Melissa Azofeifa ‘19, an undergrad who majors in journalism at Stony Brook, said the course has taught her to be cautious when reading and to always fact-check information.
In a world dominated by social media, everyone is potentially a publisher — and with that comes responsibility to examine the reliability of what someone posts or shares.
“The news literacy course has taught me to be conscious of posts on social media,” said Amelia Libbey, a Northport High School student who will be graduating this year. “If I’m not 100 percent sure that the post is accurate material, I won’t share it. I will take the time to validate information before I spread it.”

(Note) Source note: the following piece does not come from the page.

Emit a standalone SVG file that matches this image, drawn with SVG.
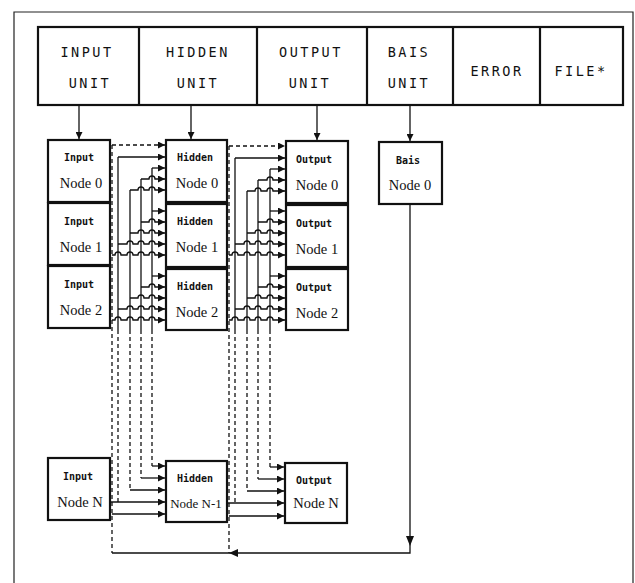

A version of the course has also spread to universities across the country and overseas. Through its Overseas Partnership Program, the Center for News Literacy has brought the curriculum to Poland, Russia, Hong Kong, Malaysia, Australia, Vietnam, Israel, and Myanmar. Richard Hornik, the director of overseas partnership programs, has directed these efforts since 2012. Schneider says the objective is to share the School of Journalism’s news literacy curriculum with emerging democracies and other nations.
“The end goal is to introduce news literacy in every school across the country and world,” Anzalone explained.